By Dinesh Nandwana
In this era of fragmented production chains and digital commerce, the domino-effect of policies and regulations is greatly amplified. Policies, which address focused-questions within specific markets, have a wider impact on the economy through these industries’ linkages with others. However, these considerations have not been adequately recognized by the Department for Promotion of Industry and Internal Trade (DPIIT) in the wider e-commerce policy that has been floated for consultation or the FDI policy released in December last year. While the policy addresses concern about transparent and fair competition in the e-commerce market, it has not taken into account the interests of many other stakeholders in the industry, such as small businesses.
The new policies could potentially limit the ability of a marketplace to incentivize vendors, especially small vendors, to utilize e-commerce as a means to access new markets. This could mean losing the momentum that India has gained in promoting benefits from digitisation to small businesses or SMEs. KPMG estimates indicate that 43 per cent of small businesses in India participate in online sales, recognizing e-commerce as a cost-effective measure to increase sales, expand the business, and generate profits. SMEs which have adopted internet services for business activities have earned 51 per cent higher revenues, which amounts to 49 per cent more profit, 4 per cent higher employment and a 7 per cent wider consumer base than their traditional counterparts, according to a report by FICCI.
Besides the direct impact of e-commerce on industry participants, the industry creates employment and economic value in allied activities as well, such as logistics and digital education. Also, the wave of entrepreneurial efforts, which has been catalyzed by foreign investment in India’s e-commerce market, may get restrained by the new policy framework.
Press Note 2 of 2018 came unexpectedly to an industry that awaited a consultative process on a wider e-commerce policy. The hope was that this process would enable deliberation on the proposed policy as well as the time to align business strategy to accommodate the expected changes. However, the process that was followed lacked consultation with stakeholders.
The DPIIT has now, on February 23, floated the wider e-consultation policy for consultation. While the substantive concerns that were previously raised still lack clarity, in process, the new e-commerce policy follows the due process of consultation. However, the wider policy seems largely influenced by the earlier change to the FDI policy.
This consultation process that flows from a predetermined position that India has adopted seems to lack a joint consultative process. To the contrary, the process should have begun with the wider consultation before crystallizing these takeaways into Press Notes or legislation. Without a clear definition of e-commerce, the policy demarcates between inventory-based and marketplace models and encourages FDI in the latter only.
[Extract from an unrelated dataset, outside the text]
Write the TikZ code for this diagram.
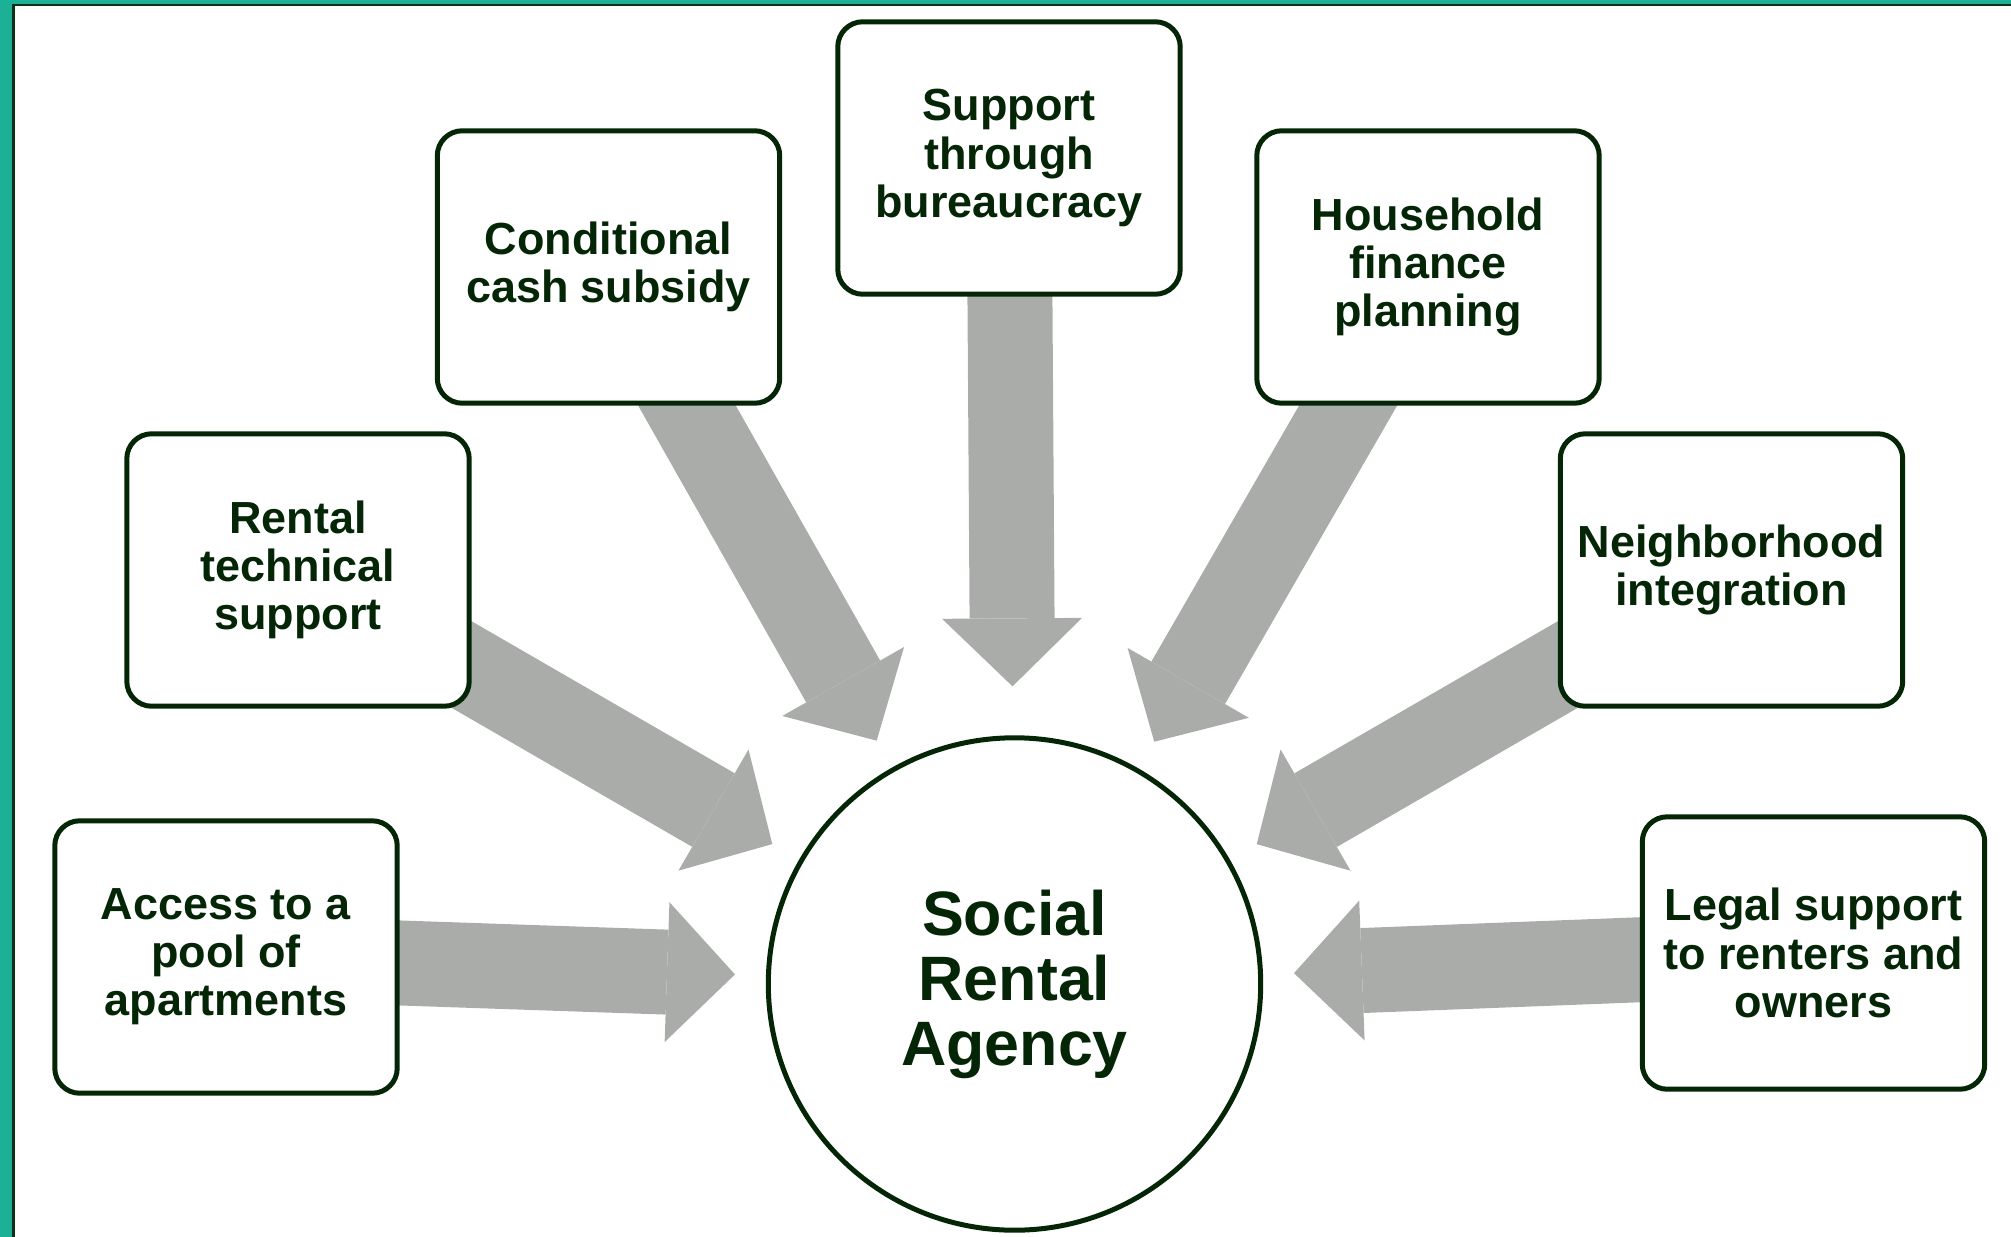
\documentclass[tikz,border=0pt]{standalone}
\usepackage{fontspec}
\setmainfont{Liberation Sans}
\usetikzlibrary{arrows.meta,backgrounds}

\definecolor{verdescuro}{RGB}{4,38,6}
\definecolor{grigiofreccia}{RGB}{170,172,170}
\definecolor{tealchiaro}{RGB}{28,176,150}
\definecolor{tealscuro}{RGB}{18,136,114}
\definecolor{bordoscuro}{RGB}{10,48,22}

\tikzset{
  riquadro/.style={draw=verdescuro, line width=0.1cm, rounded corners=0.5cm, fill=white,
    minimum width=6.85cm, minimum height=5.45cm, align=center, inner sep=2pt,
    text=verdescuro, font=\fontsize{25.6}{27.4}\selectfont\bfseries},
  agenzia/.style={circle, draw=verdescuro, line width=0.1cm, fill=white, minimum size=9.85cm,
    align=center, text=verdescuro, font=\fontsize{35.7}{37}\selectfont\bfseries},
  freccia/.style={draw=grigiofreccia, line width=1.7cm,
    -{Triangle[width=2.8cm,length=1.36cm,line width=0pt]}, shorten >=0.62cm}
}

\begin{document}
\begin{tikzpicture}[x=0.02cm, y=-0.02cm]
    \useasboundingbox (0,0) rectangle (2011,1237);

     % Cornice
    \fill[tealchiaro] (0,0) rectangle (2011,4);
    \shade[top color=tealchiaro, middle color=tealscuro, bottom color=tealchiaro] (0,0) rectangle (12,1237);
    \fill[bordoscuro] (12,4) rectangle (14.5,1237);
    \fill[bordoscuro] (12,4) rectangle (2011,6.5);

     % Riquadri dei servizi
    \node[riquadro] (accesso) at (226,957) {Access to a\\pool of\\apartments};
    \node[riquadro] (tecnico) at (298,570) {Rental\\technical\\support};
    \node[riquadro] (sussidio) at (608.5,267) {Conditional\\cash subsidy};
    \node[riquadro] (burocrazia) at (1009,158) {Support\\through\\bureaucracy};
    \node[riquadro] (finanza) at (1428,267) {Household\\finance\\planning};
    \node[riquadro] (quartiere) at (1731.5,570) {Neighborhood\\integration};
    \node[riquadro] (legale) at (1813.5,953) {Legal support\\to renters and\\owners};

     % Agenzia al centro
    \node[agenzia] (sra) at (1014.5,984) {Social\\Rental\\Agency};

     % Frecce verso il centro
    \begin{scope}[on background layer]
        \draw[freccia] (accesso.center) -- (sra);
        \draw[freccia] (tecnico.center) -- (sra);
        \draw[freccia] (sussidio.center) -- (sra);
        \draw[freccia, shorten >=0.98cm] (burocrazia.center) -- (sra);
        \draw[freccia] (finanza.center) -- (sra);
        \draw[freccia] (quartiere.center) -- (sra);
        \draw[freccia] (legale.center) -- (sra);
    \end{scope}
\end{tikzpicture}
\end{document}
This fails to answer questions on whether the DPIIT sees intelligible differentia between the two and the rationale supporting the differentiation. Further, it also forwards the idea of an integrated system to connect customs, RBI and India Post to better track imports, all of which must be channelized through the customs route. While the objective of cleansing the market of counterfeit goods is commendable, it creates a hurdle to the ease of e-commerce, a benefit that guides investment in the sector. Furthermore, the policy change in FDI does not lose effect with the new consultation, nor is it possible that the Press Note is revised after consultation, regardless of the takeaways.
Democracy, as it has evolved, requires robust processes that are participatory and deliberative. The government recognizes the same, given that its various arms including regulators and ministries regularly undertake public consultation before framing policies. For instance, the Telecom Regulatory Authority of India and the Ministry of Information and Broadcasting, have both opened proposed laws for wider public consultation in recent times. While this engenders civic engagement on one hand, it also informs policymakers of the industry’s perspective. Additionally, industries are able to model a business strategy based on the changes that are expected.
Need for Balancing
While it may be argued that the DPIIT was well within its powers to notify the rules following executive action, the nascent stage and diverse nature of the e-commerce industry should have been accounted for before final notification of the rules. The unintended consequences that are observable today, two weeks into the new regime highlights the level of preparedness the industry found itself with. The industry is certainly in agreement about the need for a new e-commerce policy, however, it was not expected that the industry would wake up to a new notification that contains little clarity while seeking restrictive regulation. Existing and proposed commercial agreements, earnings predictions, as well as efforts to scale operations, have been impacted due to the unpredictable nature of the notification.
Public Policy on e-commerce should be designed to balance the benefits of foreign capital and the presence of large data corporations against remedies necessary to address the shortcomings of the market. This is done best through a consultative process that provides all stakeholders with an opportunity to participate in the law-making process. Indeed, the transformative impact of digitization and e-commerce at the grassroots level is too valuable to lose at the expense of hasty policymaking.
(Dinesh Nandwana is the Executive Chairman at Vakrangee Limited. Views are the author’s own.)